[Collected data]
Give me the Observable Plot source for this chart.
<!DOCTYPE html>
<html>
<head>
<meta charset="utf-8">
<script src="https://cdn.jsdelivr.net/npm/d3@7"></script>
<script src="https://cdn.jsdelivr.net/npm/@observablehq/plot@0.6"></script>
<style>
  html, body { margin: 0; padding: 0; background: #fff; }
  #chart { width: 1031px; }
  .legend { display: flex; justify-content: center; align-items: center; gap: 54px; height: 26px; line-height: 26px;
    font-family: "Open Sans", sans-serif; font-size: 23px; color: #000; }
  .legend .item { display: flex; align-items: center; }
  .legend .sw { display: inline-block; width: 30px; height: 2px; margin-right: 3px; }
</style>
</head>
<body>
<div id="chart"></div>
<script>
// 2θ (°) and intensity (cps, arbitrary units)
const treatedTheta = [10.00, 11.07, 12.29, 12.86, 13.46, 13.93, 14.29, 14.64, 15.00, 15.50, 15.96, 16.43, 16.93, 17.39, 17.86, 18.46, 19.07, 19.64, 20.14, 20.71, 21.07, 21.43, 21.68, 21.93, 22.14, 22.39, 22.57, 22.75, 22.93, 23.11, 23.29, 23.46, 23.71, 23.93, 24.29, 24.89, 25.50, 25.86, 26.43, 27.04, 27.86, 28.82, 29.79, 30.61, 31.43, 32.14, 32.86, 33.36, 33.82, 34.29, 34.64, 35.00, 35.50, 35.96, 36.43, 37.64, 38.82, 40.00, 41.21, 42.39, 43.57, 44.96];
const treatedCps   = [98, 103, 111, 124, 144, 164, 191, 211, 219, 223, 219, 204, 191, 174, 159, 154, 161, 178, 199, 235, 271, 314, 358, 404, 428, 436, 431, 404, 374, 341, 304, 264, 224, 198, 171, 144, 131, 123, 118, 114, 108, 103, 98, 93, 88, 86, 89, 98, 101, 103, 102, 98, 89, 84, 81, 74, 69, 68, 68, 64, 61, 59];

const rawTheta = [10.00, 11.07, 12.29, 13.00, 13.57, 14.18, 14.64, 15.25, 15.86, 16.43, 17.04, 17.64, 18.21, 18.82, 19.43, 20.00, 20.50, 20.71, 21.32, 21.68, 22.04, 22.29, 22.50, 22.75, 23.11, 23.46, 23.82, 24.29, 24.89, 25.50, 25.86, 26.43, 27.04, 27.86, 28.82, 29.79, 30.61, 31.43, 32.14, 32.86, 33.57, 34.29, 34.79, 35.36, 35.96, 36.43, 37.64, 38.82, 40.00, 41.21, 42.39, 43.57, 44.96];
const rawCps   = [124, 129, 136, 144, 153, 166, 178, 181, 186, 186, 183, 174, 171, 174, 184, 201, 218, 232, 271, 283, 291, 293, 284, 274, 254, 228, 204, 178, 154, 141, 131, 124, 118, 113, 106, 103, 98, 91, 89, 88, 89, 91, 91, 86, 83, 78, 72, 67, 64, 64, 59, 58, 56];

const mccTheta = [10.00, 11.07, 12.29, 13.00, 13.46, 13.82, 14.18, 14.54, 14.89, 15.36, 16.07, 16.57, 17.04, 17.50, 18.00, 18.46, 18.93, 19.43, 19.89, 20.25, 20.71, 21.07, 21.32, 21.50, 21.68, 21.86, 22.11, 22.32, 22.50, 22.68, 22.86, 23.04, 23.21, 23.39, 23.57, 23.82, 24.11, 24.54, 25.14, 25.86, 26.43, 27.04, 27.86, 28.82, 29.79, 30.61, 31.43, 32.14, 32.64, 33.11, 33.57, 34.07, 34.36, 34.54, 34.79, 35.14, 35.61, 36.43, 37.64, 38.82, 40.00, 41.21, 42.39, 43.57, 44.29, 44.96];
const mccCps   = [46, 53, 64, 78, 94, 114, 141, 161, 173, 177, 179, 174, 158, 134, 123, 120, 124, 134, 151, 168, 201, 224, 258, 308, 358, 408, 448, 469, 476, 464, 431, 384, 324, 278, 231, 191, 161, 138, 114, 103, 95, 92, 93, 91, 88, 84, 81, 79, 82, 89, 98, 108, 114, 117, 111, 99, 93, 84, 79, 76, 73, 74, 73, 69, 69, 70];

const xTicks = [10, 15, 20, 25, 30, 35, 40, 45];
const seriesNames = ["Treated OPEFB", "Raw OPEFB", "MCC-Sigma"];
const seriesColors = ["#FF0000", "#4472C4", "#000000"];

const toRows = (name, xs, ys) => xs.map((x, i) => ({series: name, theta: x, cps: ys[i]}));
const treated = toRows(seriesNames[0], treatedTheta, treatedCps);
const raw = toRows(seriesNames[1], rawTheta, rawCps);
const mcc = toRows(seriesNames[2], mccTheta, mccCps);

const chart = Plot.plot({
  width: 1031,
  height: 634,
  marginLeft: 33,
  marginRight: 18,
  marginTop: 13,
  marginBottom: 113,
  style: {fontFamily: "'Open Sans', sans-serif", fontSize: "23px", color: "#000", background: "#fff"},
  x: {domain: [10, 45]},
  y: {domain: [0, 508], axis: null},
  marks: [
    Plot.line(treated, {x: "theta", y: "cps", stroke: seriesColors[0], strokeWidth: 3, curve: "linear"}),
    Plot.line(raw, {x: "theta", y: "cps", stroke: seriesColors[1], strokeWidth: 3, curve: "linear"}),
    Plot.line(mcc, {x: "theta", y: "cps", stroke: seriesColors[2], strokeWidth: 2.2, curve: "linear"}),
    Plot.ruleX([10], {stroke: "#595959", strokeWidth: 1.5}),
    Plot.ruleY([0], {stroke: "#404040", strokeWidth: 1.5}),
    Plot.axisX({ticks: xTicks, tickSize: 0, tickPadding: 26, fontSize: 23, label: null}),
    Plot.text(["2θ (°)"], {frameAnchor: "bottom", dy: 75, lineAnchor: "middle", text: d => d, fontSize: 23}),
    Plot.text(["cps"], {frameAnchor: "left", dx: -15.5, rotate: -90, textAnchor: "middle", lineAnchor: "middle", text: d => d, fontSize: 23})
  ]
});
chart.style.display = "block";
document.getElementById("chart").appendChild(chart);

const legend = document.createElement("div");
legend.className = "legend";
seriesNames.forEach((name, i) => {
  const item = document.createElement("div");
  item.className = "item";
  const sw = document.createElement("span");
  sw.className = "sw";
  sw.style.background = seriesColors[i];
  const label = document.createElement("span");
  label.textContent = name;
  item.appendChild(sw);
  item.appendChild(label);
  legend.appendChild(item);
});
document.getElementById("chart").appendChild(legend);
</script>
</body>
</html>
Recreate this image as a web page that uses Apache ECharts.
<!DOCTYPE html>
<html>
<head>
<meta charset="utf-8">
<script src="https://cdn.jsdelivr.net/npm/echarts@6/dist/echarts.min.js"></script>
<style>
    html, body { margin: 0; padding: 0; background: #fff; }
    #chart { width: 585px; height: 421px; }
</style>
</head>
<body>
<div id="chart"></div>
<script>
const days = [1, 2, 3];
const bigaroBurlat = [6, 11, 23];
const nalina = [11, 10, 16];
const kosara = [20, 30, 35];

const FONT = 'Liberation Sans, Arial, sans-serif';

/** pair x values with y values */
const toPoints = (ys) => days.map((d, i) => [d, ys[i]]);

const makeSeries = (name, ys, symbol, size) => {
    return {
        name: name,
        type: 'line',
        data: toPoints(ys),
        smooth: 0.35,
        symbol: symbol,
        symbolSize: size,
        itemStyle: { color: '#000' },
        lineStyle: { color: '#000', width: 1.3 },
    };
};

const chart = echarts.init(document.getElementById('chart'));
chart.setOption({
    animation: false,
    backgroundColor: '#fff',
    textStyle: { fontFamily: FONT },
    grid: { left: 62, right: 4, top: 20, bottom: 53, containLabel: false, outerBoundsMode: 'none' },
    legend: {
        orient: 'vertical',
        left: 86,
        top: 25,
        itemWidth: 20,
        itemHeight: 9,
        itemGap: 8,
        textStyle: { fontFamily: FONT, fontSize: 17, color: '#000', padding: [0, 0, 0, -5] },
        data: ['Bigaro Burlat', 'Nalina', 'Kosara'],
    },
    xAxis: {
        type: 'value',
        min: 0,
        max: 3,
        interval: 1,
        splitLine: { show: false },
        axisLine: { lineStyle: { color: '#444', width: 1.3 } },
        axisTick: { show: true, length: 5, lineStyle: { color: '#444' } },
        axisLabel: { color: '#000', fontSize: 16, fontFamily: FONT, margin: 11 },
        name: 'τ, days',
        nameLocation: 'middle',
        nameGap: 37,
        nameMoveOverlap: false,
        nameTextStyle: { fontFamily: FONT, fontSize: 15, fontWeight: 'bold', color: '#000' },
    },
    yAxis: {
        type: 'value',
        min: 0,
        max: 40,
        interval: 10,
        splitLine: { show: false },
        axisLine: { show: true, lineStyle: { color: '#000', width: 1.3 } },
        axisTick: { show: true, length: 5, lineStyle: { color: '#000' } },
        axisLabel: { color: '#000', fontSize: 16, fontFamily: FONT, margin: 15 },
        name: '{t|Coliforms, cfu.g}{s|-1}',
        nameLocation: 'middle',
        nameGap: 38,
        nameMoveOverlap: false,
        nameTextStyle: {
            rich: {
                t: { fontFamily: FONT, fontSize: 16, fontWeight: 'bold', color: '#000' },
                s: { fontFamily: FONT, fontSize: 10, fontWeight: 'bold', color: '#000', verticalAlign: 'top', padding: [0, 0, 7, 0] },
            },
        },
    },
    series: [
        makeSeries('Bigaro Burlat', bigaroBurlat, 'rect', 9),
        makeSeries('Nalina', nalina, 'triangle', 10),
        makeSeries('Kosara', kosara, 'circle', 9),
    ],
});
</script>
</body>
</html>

**Set task**: Find each line that has the word "this", then copy it out.

**Full answer**:
Give me the Observable Plot source for this chart.
Recreate this image as a web page that uses Apache ECharts.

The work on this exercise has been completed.